I was graduated from a military associated institute, I hold a mechanucal engineering degree. 
Unfortunately, due to the sensitivity of my institue, they claim they can't send any papers in a closed and sealed envelope to a foreign country - Canada.
ICAS and WES demand on their website that all credentials are to be sent directly from the institute for evaluation.

My degree is issued by the Ministry of Education although I studied in this institute.


Is there any chance of getting my skills assessed in another way but sending them directly from the institute in a sealed envelope?

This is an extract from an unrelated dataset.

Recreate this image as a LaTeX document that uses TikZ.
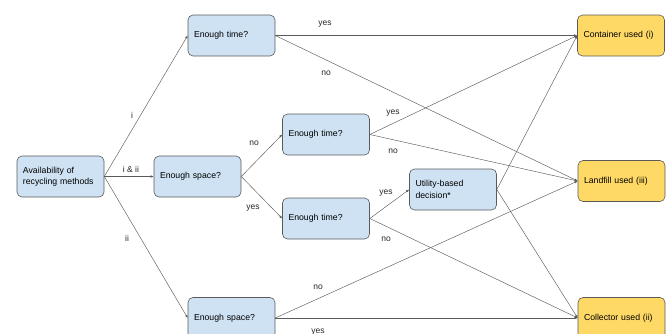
\documentclass[tikz,border=0pt]{standalone}
\usepackage{fontspec}
\setmainfont{Liberation Sans}
\usetikzlibrary{arrows.meta}
\definecolor{boxblue}{HTML}{CFE2F3}
\definecolor{boxyellow}{HTML}{FFD966}
\definecolor{edgegray}{HTML}{5A5A5A}
\tikzset{
  box/.style={draw=edgegray, line width=0.6pt, rounded corners=5pt,
    minimum width=87pt, minimum height=41pt, text width=75pt,
    inner xsep=6pt, align=left, font=\fontsize{8.7}{11.5}\selectfont},
  qbox/.style={box, fill=boxblue},
  abox/.style={box, fill=boxyellow},
  lbl/.style={font=\fontsize{8.5}{10}\selectfont, inner sep=1pt, text=black!85},
  link/.style={draw=edgegray, line width=0.45pt, -{Latex[length=3pt,width=2.4pt]}}
}

\begin{document}
\begin{tikzpicture}[x=1pt, y=-1pt]
    \useasboundingbox (0,0) rectangle (669,333);
    \clip (0,0) rectangle (669,333);
    % question boxes
    \node[qbox] (avail) at (60.5,176.5) {Availability of\\recycling methods};
    \node[qbox] (spaceA) at (197.5,176.5) {Enough space?};
    \node[qbox] (timeA) at (231.5,35.5) {Enough time?};
    \node[qbox] (timeB) at (326,134.5) {Enough time?};
    \node[qbox] (timeC) at (326,218.5) {Enough time?};
    \node[qbox] (util) at (453,189.5) {Utility-based\\decision*};
    \node[qbox] (spaceB) at (231.5,318) {Enough space?};
    % outcome boxes
    \node[abox] (container) at (621,35.5) {Container used (i)};
    \node[abox] (landfill) at (621.5,181) {Landfill used (iii)};
    \node[abox] (collector) at (621.5,318) {Collector used (ii)};
    % connectors
    \draw[link] (avail.east) -- (timeA.west);
    \draw[link] (avail.east) -- (spaceA.west);
    \draw[link] (avail.east) -- (spaceB.west);
    \draw[link] (timeA.east) -- (container.west);
    \draw[link] (timeA.east) -- (landfill.west);
    \draw[link] (spaceA.east) -- (timeB.west);
    \draw[link] (spaceA.east) -- (timeC.west);
    \draw[link] (timeB.east) -- (container.west);
    \draw[link] (timeB.east) -- (landfill.west);
    \draw[link] (timeC.east) -- (util.west);
    \draw[link] (timeC.east) -- (collector.west);
    \draw[link] (util.east) -- (container.west);
    \draw[link] (util.east) -- (collector.west);
    \draw[link] (spaceB.east) -- (landfill.west);
    \draw[link] (spaceB.east) -- (collector.west);
    % labels
    \node[lbl] (l1) at (132,115) {i};
    \node[lbl] (l2) at (131,169) {i \& ii};
    \node[lbl] (l3) at (127,238) {ii};
    \node[lbl] (tAy) at (325,24) {yes};
    \node[lbl] (tAn) at (326,73) {no};
    \node[lbl] (sAn) at (254,143) {no};
    \node[lbl] (sAy) at (253,208) {yes};
    \node[lbl] (tBy) at (393,113) {yes};
    \node[lbl] (tBn) at (393,151) {no};
    \node[lbl] (tCy) at (386,193) {yes};
    \node[lbl] (tCn) at (386,239) {no};
    \node[lbl] (sBn) at (318,287) {no};
    \node[lbl] (sBy) at (318,332) {yes};
\end{tikzpicture}
\end{document}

Currently, this is the only reason preventing me to apply for a skilled visa.


Thank you in advance for your kind help,
Eugene :fingerscrossed:


----------



## colchar (Oct 25, 2011)

Without transcripts I don't know what you can do.

Seems silly for them not to provide this when all it comprises is a list of the courses you took, your grades, and a notation that you graduated. Our military universities supply them without any problem.

Could you just ask for it without telling them it is for a foreign country and then simply mail it yourself?


----------



## Eugenezh (Oct 21, 2014)

Thanks for your answer.

Is it possible for me to mail the documents by myself?

On which assessing authority would you recommend if you were in my situation?


----------